Bird is a senior consultant and human resources manager for ProGroup Inc. Tsosie is the Lincoln Professor of Native American Law and Ethics and executive director of the Indian Legal Program at Arizona State University.
The annual powwow and awareness week allow Washington University’s American Indian students to share their unique cultures with the rest of the campus and the St. Louis community. The events are free and open to the public.
The Kathryn M. Buder Center for American Indian Studies in the George Warren Brown School of Social Work, the School of Law and the American Indian Student Association are co-sponsoring the festival. First-year GWB students Pamela Begay and Monique Giago are chairing the events.
On March 17, Buder Center students and staff will sponsor a sampling of traditional and contemporary American Indian foods — such as fry bread, wild rice and corn soup — from 11 a.m.-1 p.m. in the Goldfarb Hall Student Commons.
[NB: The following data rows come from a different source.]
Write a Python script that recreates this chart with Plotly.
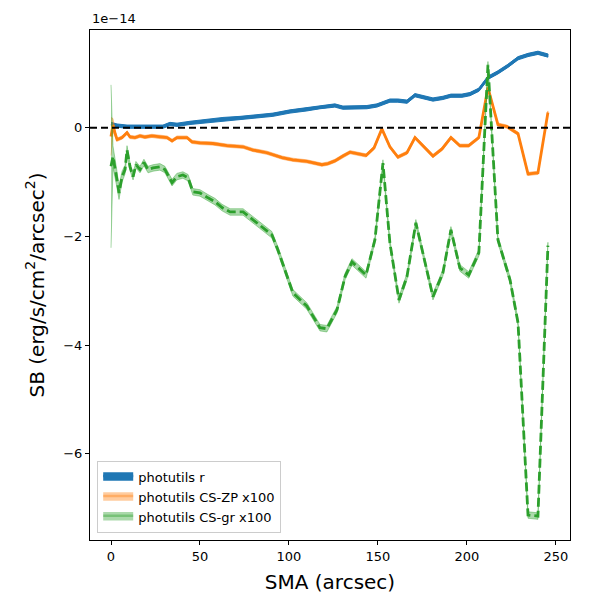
import plotly.graph_objects as go

# ---- data (SB in units of 1e-14 erg/s/cm^2/arcsec^2) ----
sma_r = [0, 3.4, 9, 16.3, 29.2, 33.1, 37.1, 44.4, 53.9, 62.9, 72.5, 82, 91, 100.6, 110.1,
         117.4, 125.8, 130.3, 143.8, 149.4, 156.7, 161.2, 166.3, 170.8, 180.9, 186.5, 191,
         197.2, 201.7, 206.7, 211.8, 217.4, 223, 228.7, 234.3, 239.9, 245.5]
sb_r = [0.07, 0.04, 0.02, 0.02, 0.02, 0.07, 0.055, 0.09, 0.13, 0.16, 0.18, 0.21, 0.24, 0.30, 0.34,
        0.38, 0.41, 0.37, 0.38, 0.41, 0.50, 0.50, 0.48, 0.60, 0.52, 0.55, 0.59,
        0.59, 0.62, 0.70, 0.92, 1.02, 1.14, 1.28, 1.34, 1.38, 1.33]
err_r = [0.03] * len(sb_r)

sma_zp = [0, 1.1, 2.2, 3.4, 6.2, 9, 10.7, 13.5, 16.3, 19.1, 23, 27.5, 31.5, 34.3, 37.1, 42.7,
          45.5, 50, 57.3, 65.2, 74.2, 79.8, 87.6, 96.1, 102.2, 110.1, 118.5, 121.9, 125.8,
          130.3, 134.3, 143.3, 147.8, 152.2, 156.7, 161.2, 166.3, 170.8, 175.8, 180.9, 186,
          191, 196, 201, 206.7, 211.8, 217.4, 222.5, 228.7, 234.3, 239.9, 245.5]
sb_zp = [-0.16, 0.05, -0.09, -0.22, -0.18, -0.09, -0.17, -0.18, -0.15, -0.17, -0.15, -0.17, -0.18,
         -0.24, -0.18, -0.18, -0.26, -0.28, -0.29, -0.33, -0.35, -0.41, -0.46, -0.55, -0.59,
         -0.62, -0.68, -0.66, -0.61, -0.52, -0.45, -0.51, -0.37, -0.02, -0.35, -0.54, -0.46,
         -0.18, -0.35, -0.52, -0.39, -0.18, -0.33, -0.33, -0.18, 0.74, 0.06, 0.02, -0.11,
         -0.85, -0.83, 0.28]
err_zp = [0.35, 0.12, 0.06] + [0.03] * (len(sb_zp) - 3)

sma_gr = [0, 1.1, 3.4, 4.5, 6.2, 7.9, 9, 10.7, 12.4, 14, 16.3, 18.5, 20.8, 23.6, 27.5, 30.3,
          34.3, 37, 40.4, 43.3, 46, 50, 54.5, 58.4, 62.4, 66.9, 74.2, 79.8, 85.4, 90.4, 93.8,
          97.8, 102.2, 110, 117.4, 121.3, 127, 131.5, 135.4, 143.3, 148.3, 152.8, 156.7,
          161.8, 166.3, 171.3, 176.4, 180.9, 186.5, 191, 196, 201, 206.7, 211.8, 217.4,
          224.2, 228.7, 234.3, 239.9, 245.5]
sb_gr = [-0.71, -0.53, -0.96, -1.20, -0.90, -0.77, -0.41, -0.72, -0.90, -0.68, -0.77, -0.64,
         -0.77, -0.74, -0.72, -0.77, -1.01, -0.90, -0.87, -0.92, -1.18, -1.20, -1.29, -1.36,
         -1.47, -1.55, -1.55, -1.69, -1.84, -1.97, -2.25, -2.62, -3.04, -3.28, -3.68, -3.70,
         -3.35, -2.74, -2.47, -2.71, -2.06, -0.65, -2.12, -3.17, -2.74, -1.75, -2.49, -3.11,
         -2.67, -1.88, -2.58, -2.71, -2.30, 1.16, -2.06, -2.80, -3.59, -7.13, -7.15, -2.17]
err_gr = [1.5, 0.2, 0.15, 0.12, 0.1, 0.08, 0.08, 0.07] + [0.06] * (len(sb_gr) - 8)

x_ticks = [0, 50, 100, 150, 200, 250]
y_ticks = [-6, -4, -2, 0]
y_tick_labels = ["\u22126", "\u22124", "\u22122", "0"]

# ---- figure ----
fig = go.Figure()

def band(x, y, e, fillcolor, name):
    hi = [a + b for a, b in zip(y, e)]
    lo = [a - b for a, b in zip(y, e)]
    return go.Scatter(x=list(x) + list(x)[::-1], y=hi + lo[::-1], fill="toself",
                      fillcolor=fillcolor, line=dict(width=1, color=fillcolor),
                      mode="lines", name=name, hoverinfo="skip")

fig.add_trace(band(sma_r, sb_r, err_r, "#1f77b4", "photutils r"))
fig.add_trace(go.Scatter(x=sma_r, y=sb_r, mode="lines", line=dict(color="#1f77b4", width=2.8),
                         showlegend=False))
fig.add_trace(band(sma_zp, sb_zp, err_zp, "rgba(255,127,14,0.4)", "photutils CS-ZP x100"))
fig.add_trace(go.Scatter(x=sma_zp, y=sb_zp, mode="lines", line=dict(color="#ff7f0e", width=2.8),
                         showlegend=False))
fig.add_trace(band(sma_gr, sb_gr, err_gr, "rgba(44,160,44,0.4)", "photutils CS-gr x100"))
fig.add_trace(go.Scatter(x=sma_gr, y=sb_gr, mode="lines",
                         line=dict(color="#2ca02c", width=2.8, dash="9px,4px"),
                         showlegend=False))

fig.add_shape(type="line", xref="paper", yref="y", x0=0, x1=1, y0=0, y1=0,
              line=dict(color="black", width=2, dash="7px,4px"))

fig.add_annotation(text="1e\u221214", xref="paper", yref="paper", x=0, y=1.0,
                   xanchor="left", yanchor="bottom", showarrow=False, yshift=2,
                   font=dict(size=13, color="black", family="DejaVu Sans"))

axis_common = dict(showline=True, linecolor="black", linewidth=1.2, mirror=True,
                   ticks="outside", ticklen=4, tickcolor="black", showgrid=False,
                   zeroline=False, tickfont=dict(size=13, color="black"), automargin=False)

fig.update_layout(
    width=600, height=600,
    margin=dict(l=82, r=38, t=22, b=68, autoexpand=False),
    paper_bgcolor="white", plot_bgcolor="white",
    font=dict(family="DejaVu Sans", color="black"),
    xaxis=dict(range=[-11.8, 257.9], tickvals=x_ticks,
               title=dict(text="SMA (arcsec)", font=dict(size=20), standoff=12),
               **axis_common),
    yaxis=dict(range=[-7.59, 1.80], tickvals=y_ticks, ticktext=y_tick_labels,
               title=dict(text="SB (erg/s/cm<sup>2</sup>/arcsec<sup>2</sup>)", font=dict(size=20),
                          standoff=13),
               **axis_common),
    legend=dict(x=0.015, y=0.014, xanchor="left", yanchor="bottom",
                bgcolor="rgba(255,255,255,0.8)", bordercolor="#cccccc", borderwidth=1,
                font=dict(size=13), tracegroupgap=0, itemsizing="constant"),
    showlegend=True,
)

fig.write_html("out.html")
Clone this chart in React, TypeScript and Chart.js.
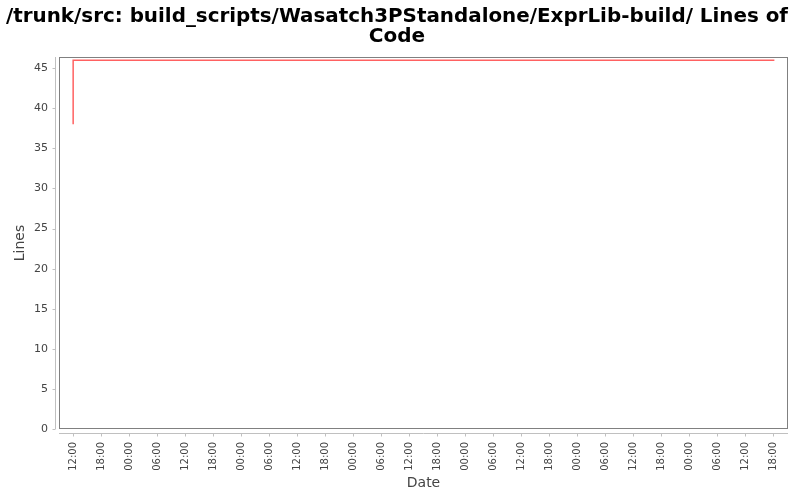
import React, { useEffect, useRef } from 'react';
import Chart from 'chart.js/auto';

// Lines of code over time (commit timestamps, UTC)
const commitDates = ['2009-05-12T12:02:00Z', '2009-05-12T12:08:00Z', '2009-05-18T18:17:00Z'];
const lineCounts = [38, 46, 46];

// visible time window and y range
const refDay = '2009-05-12T00:00:00Z';
const axisStart = '2009-05-12T09:00:00Z';
const axisEnd = '2009-05-18T21:12:00Z';
const yMax = 46.4;
const yStep = 5;
const xStepHours = 6;

const titleLines = ['/trunk/src: build_scripts/Wasatch3PStandalone/ExprLib-build/ Lines of', 'Code'];

const HOUR = 3600 * 1000;
const toHours = (d: string) => (Date.parse(d) - Date.parse(refDay)) / HOUR;
const pad2 = (n: number) => (n < 10 ? '0' + n : '' + n);

const framePlugin = {
  id: 'frame',
  afterDraw(chart: any) {
    const { ctx, chartArea: a, scales } = chart;
    ctx.save();
    ctx.lineWidth = 1;
    // plot outline
    ctx.strokeStyle = '#808080';
    ctx.strokeRect(a.left + 0.5, a.top + 0.5, a.right - a.left - 1, a.bottom - a.top - 1);
    // offset axis lines
    ctx.strokeStyle = '#c0c0c0';
    const ax = Math.round(a.left - 4) + 0.5;
    const ay = Math.round(a.bottom + 4) + 0.5;
    ctx.beginPath();
    ctx.moveTo(ax, a.top);
    ctx.lineTo(ax, a.bottom);
    scales.y.ticks.forEach((t: any) => {
      const py = Math.round(scales.y.getPixelForValue(t.value)) + 0.5;
      ctx.moveTo(ax - 3, py);
      ctx.lineTo(ax, py);
    });
    ctx.moveTo(a.left, ay);
    ctx.lineTo(a.right, ay);
    scales.x.ticks.forEach((t: any) => {
      const px = Math.round(scales.x.getPixelForValue(t.value)) + 0.5;
      ctx.moveTo(px, ay);
      ctx.lineTo(px, ay + 3);
    });
    ctx.stroke();
    ctx.restore();
  },
};

const App: React.FC = () => {
  const canvasRef = useRef<HTMLCanvasElement>(null);
  const chartInstance = useRef<Chart | null>(null);

  useEffect(() => {
    document.body.style.margin = '0';
    if (!canvasRef.current) return;
    if (chartInstance.current) chartInstance.current.destroy();

    const points = commitDates.map((d, i) => ({ x: toHours(d), y: lineCounts[i] }));

    chartInstance.current = new Chart(canvasRef.current, {
      type: 'line',
      data: {
        datasets: [
          {
            label: 'Lines',
            data: points,
            borderColor: 'rgba(255, 30, 30, 0.7)',
            borderWidth: 1.5,
            pointRadius: 0,
            stepped: 'after',
            fill: false,
          },
        ],
      },
      options: {
        responsive: true,
        maintainAspectRatio: false,
        animation: false,
        layout: { padding: { left: 6, right: 12, top: 0, bottom: 0 } },
        font: { family: '"DejaVu Sans", sans-serif' },
        plugins: {
          legend: { display: false },
          tooltip: { enabled: false },
          title: {
            display: true,
            text: titleLines,
            color: '#000',
            font: { size: 20, weight: 'bold', family: '"DejaVu Sans", sans-serif', lineHeight: 1 },
            padding: { top: 7, bottom: 10 },
          },
        },
        scales: {
          x: {
            type: 'linear',
            min: toHours(axisStart),
            max: toHours(axisEnd),
            afterFit: (scale: any) => {
              scale.height = 71;
            },
            grid: { display: false, drawTicks: false },
            border: { display: false },
            ticks: {
              stepSize: xStepHours,
              includeBounds: false,
              autoSkip: false,
              minRotation: 90,
              maxRotation: 90,
              padding: 13,
              color: '#444',
              font: { size: 10, family: '"DejaVu Sans", sans-serif' },
              callback: (v: any) => {
                const h = ((Math.round(Number(v)) % 24) + 24) % 24;
                return pad2(h) + ':00';
              },
            },
            title: {
              display: true,
              text: 'Date',
              color: '#444',
              font: { size: 14, family: '"DejaVu Sans", sans-serif' },
              padding: { top: 0, bottom: 8 },
            },
          },
          y: {
            min: 0,
            max: yMax,
            afterFit: (scale: any) => {
              scale.width = 53;
            },
            grid: { display: false, drawTicks: false },
            border: { display: false },
            ticks: {
              stepSize: yStep,
              includeBounds: false,
              padding: 11,
              color: '#444',
              font: { size: 11, family: '"DejaVu Sans", sans-serif' },
            },
            title: {
              display: true,
              text: 'Lines',
              color: '#444',
              font: { size: 14, family: '"DejaVu Sans", sans-serif' },
              padding: { top: 6, bottom: 0 },
            },
          },
        },
      },
      plugins: [framePlugin],
    });

    return () => {
      if (chartInstance.current) {
        chartInstance.current.destroy();
        chartInstance.current = null;
      }
    };
  }, []);

  return (
    <div style={{ width: '800px', height: '500px', background: '#fff' }}>
      <canvas ref={canvasRef} />
    </div>
  );
};

export default App;
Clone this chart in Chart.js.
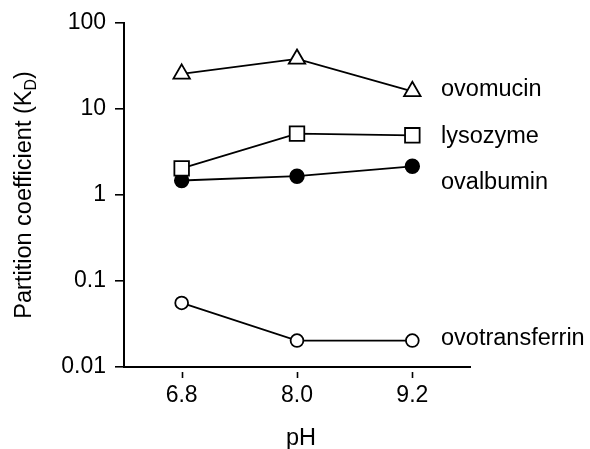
<!DOCTYPE html>
<html>
<head>
<meta charset="utf-8">
<script src="https://cdn.jsdelivr.net/npm/chart.js@4/dist/chart.umd.min.js"></script>
<style>
  html, body { margin: 0; padding: 0; background: #fff; }
  #wrap { width: 590px; height: 449px; }
</style>
</head>
<body>
<div id="wrap"><canvas id="c" width="590" height="449"></canvas></div>
<script>
const phValues = [6.8, 8.0, 9.2];
const xTickLabels = ['6.8', '8.0', '9.2'];
const yTickValues = [0.01, 0.1, 1, 10, 100];
const yTickLabels = ['0.01', '0.1', '1', '10', '100'];

const seriesNames = ['ovomucin', 'lysozyme', 'ovalbumin', 'ovotransferrin'];
const ovomucin = [25.5, 38, 16];
const lysozyme = [2.03, 5.15, 4.93];
const ovalbumin = [1.47, 1.65, 2.15];
const ovotransferrin = [0.0555, 0.0203, 0.0203];

const FONT = "'Liberation Sans', Arial, Helvetica, sans-serif";

function pts(vals) { return vals.map((v, i) => ({ x: phValues[i], y: v })); }

const labelBaselines = { ovomucin: 96, lysozyme: 143, ovalbumin: 189, ovotransferrin: 345 };

const decor = {
  id: 'decor',
  afterDraw(chart) {
    const ctx = chart.ctx;
    const xs = chart.scales.x;
    const area = chart.chartArea;
    ctx.save();
    ctx.strokeStyle = '#000';
    ctx.lineWidth = 1.6;
    phValues.forEach(v => {
      const px = Math.round(xs.getPixelForValue(v)) + 0.5;
      ctx.beginPath();
      ctx.moveTo(px, area.bottom + 5);
      ctx.lineTo(px, area.bottom + 11);
      ctx.stroke();
    });
    ctx.fillStyle = '#000';
    ctx.font = '23.5px ' + FONT;
    ctx.textAlign = 'left';
    ctx.textBaseline = 'alphabetic';
    seriesNames.forEach(n => ctx.fillText(n, 441, labelBaselines[n]));
    ctx.textAlign = 'center';
    ctx.fillText('pH', 301, 445);
    ctx.translate(31, (area.top + area.bottom) / 2);
    ctx.rotate(-Math.PI / 2);
    const main = 'Partition coefficient (K';
    ctx.font = '23.5px ' + FONT;
    const wMain = ctx.measureText(main).width;
    ctx.font = '16px ' + FONT;
    const wSub = ctx.measureText('D').width;
    ctx.font = '23.5px ' + FONT;
    const wEnd = ctx.measureText(')').width;
    const total = wMain + wSub + wEnd;
    let x0 = -total / 2;
    ctx.textAlign = 'left';
    ctx.fillText(main, x0, 0);
    ctx.font = '16px ' + FONT;
    ctx.fillText('D', x0 + wMain, 5);
    ctx.font = '23.5px ' + FONT;
    ctx.fillText(')', x0 + wMain + wSub, 0);
    ctx.restore();
  }
};

const common = { borderColor: '#000', borderWidth: 1.8, pointBorderWidth: 1.8, showLine: true, tension: 0, pointHoverRadius: 0 };

new Chart(document.getElementById('c'), {
  type: 'scatter',
  data: {
    datasets: [
      Object.assign({}, common, { label: 'ovomucin', data: pts(ovomucin), pointStyle: 'triangle', pointRadius: 9.5, backgroundColor: '#fff', pointBackgroundColor: '#fff' }),
      Object.assign({}, common, { label: 'lysozyme', data: pts(lysozyme), pointStyle: 'rect', pointRadius: 10.3, backgroundColor: '#fff', pointBackgroundColor: '#fff' }),
      Object.assign({}, common, { label: 'ovalbumin', data: pts(ovalbumin), pointStyle: 'circle', pointRadius: 6.8, backgroundColor: '#000', pointBackgroundColor: '#000' }),
      Object.assign({}, common, { label: 'ovotransferrin', data: pts(ovotransferrin), pointStyle: 'circle', pointRadius: 6.4, backgroundColor: '#fff', pointBackgroundColor: '#fff' })
    ]
  },
  options: {
    responsive: false,
    animation: false,
    events: [],
    layout: { padding: { top: 20, right: 120, left: 0, bottom: 0 } },
    plugins: { legend: { display: false }, tooltip: { enabled: false } },
    scales: {
      x: {
        type: 'linear',
        min: 6.2,
        max: 9.8,
        afterBuildTicks(s) { s.ticks = phValues.map(v => ({ value: v })); },
        afterFit(s) { s.height = 82; },
        ticks: {
          color: '#000',
          font: { family: FONT, size: 23 },
          padding: 3,
          maxRotation: 0,
          callback(v, i) { return xTickLabels[i]; }
        },
        grid: { display: true, drawOnChartArea: false, drawTicks: true, tickLength: 12, color: 'rgba(0,0,0,0)' },
        border: { display: true, color: '#000', width: 2 }
      },
      y: {
        type: 'logarithmic',
        min: 0.01,
        max: 100,
        afterBuildTicks(s) { s.ticks = yTickValues.map(v => ({ value: v })); },
        afterFit(s) { s.width = 124; },
        ticks: {
          color: '#000',
          font: { family: FONT, size: 23 },
          padding: 9,
          callback(v, i) { return yTickLabels[i]; }
        },
        grid: { display: true, drawOnChartArea: false, drawTicks: true, tickLength: 9, color: '#000', lineWidth: 1.6 },
        border: { display: true, color: '#000', width: 2 }
      }
    }
  },
  plugins: [decor]
});
</script>
</body>
</html>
Bird, a GWB alumna tribally affiliated with the Sisseton-Wahpeton Dakota Lumbee, will present the Alumni Lecture from noon-1 p.m. March 18 in Brown Lounge in Brown Hall. A former president of the National Indian Education Association, Bird will address the importance of education in carrying on the wisdom of American Indian ancestors.
The Fast Runner will be the featured film from 6-9 p.m. March 19 in Goldfarb Hall, Room 359. This fictional movie follows the family life and struggles of an Inuit Clan in Northern Canada. A discussion will follow.
Tsosie, a member of the Yaqui Tribe, will speak on and discuss cultural heritage law from noon -1p.m. March 20 in the Bryan Cave Moot Courtroom in Anheuser-Busch Hall. A small lunch will be provided.
On March 21, the Buder Center will hold a seminar on creating American Indian arts and crafts. Visitors will learn how to make items such as beaded earrings, bracelets and necklaces.
American Indian Awareness Week culminates March 22 with the 13th annual powwow, a festival of American Indian dancing, singing, drumming, arts, crafts and food.
The powwow attracts more than 1,500 people from 10 states and will run from noon-10 p.m. in the Athletic Complex. The Intertribal and Contest Dancing will begin at 1 p.m. and 6 p.m.